Major CONGRATS to you! I talk about your race here!
Cool! Now maybe I'll get more runners (other than my brother and a couple of friends) to read the running posts so I won't be boring the vast majority of my readers! :)
Thanks, Yvonne!
Wow! Congrats...enjoyed reading your race report and even the great detail you took...is it really a marathon if you don't describe the aches, pains, and yeah - war wounds!
Oh and I was referred from the Runorama:) Keep runnin'!
Thanks, Uptown Girl! And good luck in the MarineCorp Marathon on the 30th! Run like the wind!
Congrats - that's awesome! The Boston Marathon is tons of fun. Um, at least, from the point of view of a spectator, which is all I will ever be. ;-) We had a close family friend who ran it for years in the late 70s/80s. We used to stand along the route and cheer for him and give him Skor bars (his favored marathon fuel).

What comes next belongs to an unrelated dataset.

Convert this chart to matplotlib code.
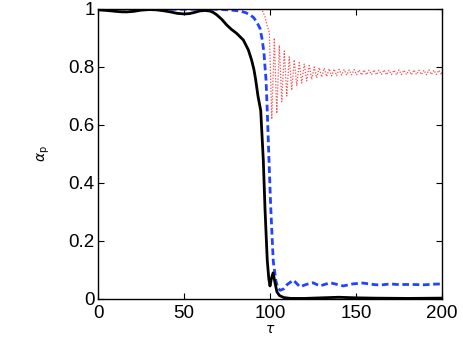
import numpy as np
import matplotlib
matplotlib.use('Agg')
import matplotlib.pyplot as plt

plt.rcParams['font.family'] = ['Liberation Sans', 'DejaVu Sans']

# solid black curve
black_tau = [0, 5, 10, 14, 17, 21, 25, 30, 34, 38, 42, 46, 50, 53, 56, 59, 62, 65,
             67, 69, 72, 74.8, 77.5, 80.6, 84.5, 87.4, 89.3, 90.7, 91.7, 93, 94.6,
             96.1, 97.1, 98.4, 99.3, 100, 100.8, 101.8, 102.8, 104, 105.5, 108,
             112, 120, 130, 140, 150, 160, 180, 200]
black_val = [0.997, 0.995, 0.992, 0.99, 0.99, 0.992, 0.996, 0.998, 0.997, 0.994,
             0.99, 0.985, 0.983, 0.984, 0.988, 0.993, 0.995, 0.993, 0.988, 0.98,
             0.964, 0.945, 0.93, 0.916, 0.893, 0.859, 0.824, 0.79, 0.755, 0.70,
             0.65, 0.48, 0.31, 0.134, 0.07, 0.045, 0.07, 0.09, 0.06, 0.025,
             0.012, 0.005, 0.002, 0.002, 0.004, 0.006, 0.004, 0.003, 0.002, 0.003]

# dashed blue curve
blue_tau = [0, 20, 40, 60, 69, 76, 82.6, 86, 88.4, 90.5, 92.2, 94.2, 95.5, 96.5,
            97.1, 97.7, 98.4, 99.4, 100.4, 101.9, 103.5, 104.8, 106, 108, 110,
            113.6, 117.4, 121, 125, 129, 135, 142.6, 148, 154, 160, 164, 170,
            174, 180, 183, 190, 195, 200]
blue_val = [1.0, 1.0, 0.999, 0.999, 0.999, 0.997, 0.993, 0.987, 0.98, 0.97,
            0.956, 0.933, 0.893, 0.848, 0.80, 0.755, 0.65, 0.48, 0.32, 0.13,
            0.06, 0.035, 0.03, 0.035, 0.05, 0.065, 0.042, 0.05, 0.056, 0.045,
            0.056, 0.045, 0.052, 0.055, 0.05, 0.048, 0.052, 0.05, 0.05, 0.05,
            0.049, 0.051, 0.052]

# dotted red curve: smooth start, then oscillation extremes
red_tau_head = [0, 50, 90, 94, 95.5, 97, 98, 99]
red_val_head = [1.0, 1.0, 1.0, 1.0, 0.995, 0.975, 0.95, 0.93]
red_tau_osc = list(np.arange(99.6, 200, 1.45)) + [200]
red_val_osc = [0.92, 0.62, 0.90, 0.64, 0.875, 0.68, 0.855, 0.70, 0.835, 0.72,
               0.825, 0.735, 0.815, 0.745, 0.81, 0.752, 0.805, 0.757, 0.80, 0.762,
               0.798, 0.765, 0.796, 0.767, 0.794, 0.769, 0.793, 0.770, 0.792,
               0.772, 0.791, 0.772, 0.790, 0.773, 0.791, 0.773, 0.790, 0.772, 0.790,
               0.773, 0.789, 0.774, 0.790, 0.773, 0.789, 0.774, 0.790, 0.773, 0.789,
               0.774, 0.789, 0.773, 0.790, 0.774, 0.789, 0.774, 0.789, 0.773, 0.790,
               0.774, 0.789, 0.774, 0.789, 0.773, 0.790, 0.774, 0.789, 0.774, 0.789,
               0.774, 0.782]

red_tau = red_tau_head + red_tau_osc
red_val = red_val_head + red_val_osc

xticks = [0, 50, 100, 150, 200]
yticks = [0, 0.2, 0.4, 0.6, 0.8, 1.0]
ytick_labels = ['0', '0.2', '0.4', '0.6', '0.8', '1']

fig = plt.figure(figsize=(4.63, 3.38), dpi=100)
ax = fig.add_axes([0.2117, 0.1154, 0.7429, 0.858])

ax.plot(red_tau, red_val, color='#ff4a4a', lw=0.9, linestyle=(0, (1, 1.4)))
ax.plot(blue_tau, blue_val, '--', color='#2244ff', lw=2.0, dashes=(2.4, 1.3))
ax.plot(black_tau, black_val, '-', color='black', lw=2.0)

ax.set_xlim(0, 200)
ax.set_ylim(0, 1)
ax.set_xticks(xticks)
ax.set_yticks(yticks)
ax.set_yticklabels(ytick_labels)
ax.tick_params(direction='in', top=True, right=True, length=4, width=0.8,
               labelsize=13.5)
ax.tick_params(axis='x', pad=4.5)
ax.tick_params(axis='y', pad=2.5)
for sp in ax.spines.values():
    sp.set_linewidth(1.0)

ax.set_xlabel(r'$\tau$', fontsize=10, labelpad=0)
ax.set_ylabel(r'$\alpha_{\rm p}$', fontsize=10, labelpad=12)

fig.savefig('out.png', dpi=100)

As for the war wounds - ouch! eesh! ugh! I think all women can sympathize with you on the chafing issue (unless, I suppose, one is so skinny that one's thighs never touch, in which case I don't want to talk to one anyway ;-D). And the blood blister! Eek. Black toe is bad enough (a runner friend of mine wears socks with his birks all the way through the summer regardless of heat, b/c he has beatup runner's toes. Luckily for him, he can pull it off). Hope that you're healing well!
As someone who knows you in trw I am very proud of you. But after reading the running blog I think you should do Connemara next. I'll definitely come watch! LF
Thanks New Kid and LF!
Mmmm... Skor bars. But while running I prefer things that go down without chewing, like Gu and other gels. Gross in any context other than running, but handy.
And Connemara...hmmm. Yes, actually, I'm thinking maybe all future marathons should be all about the destination instead of setting PRs and qualifying times. Then maybe I won't get all keyed up before hand and Boyfriend can go with me and actually enjoy my company. (LF, you remember what a cranky nervous wreck I am before a marathon!)
Thanks, Coach! :) (I just had to say that.) Now, it's okay that I juggle an academic career and intense recreation, right?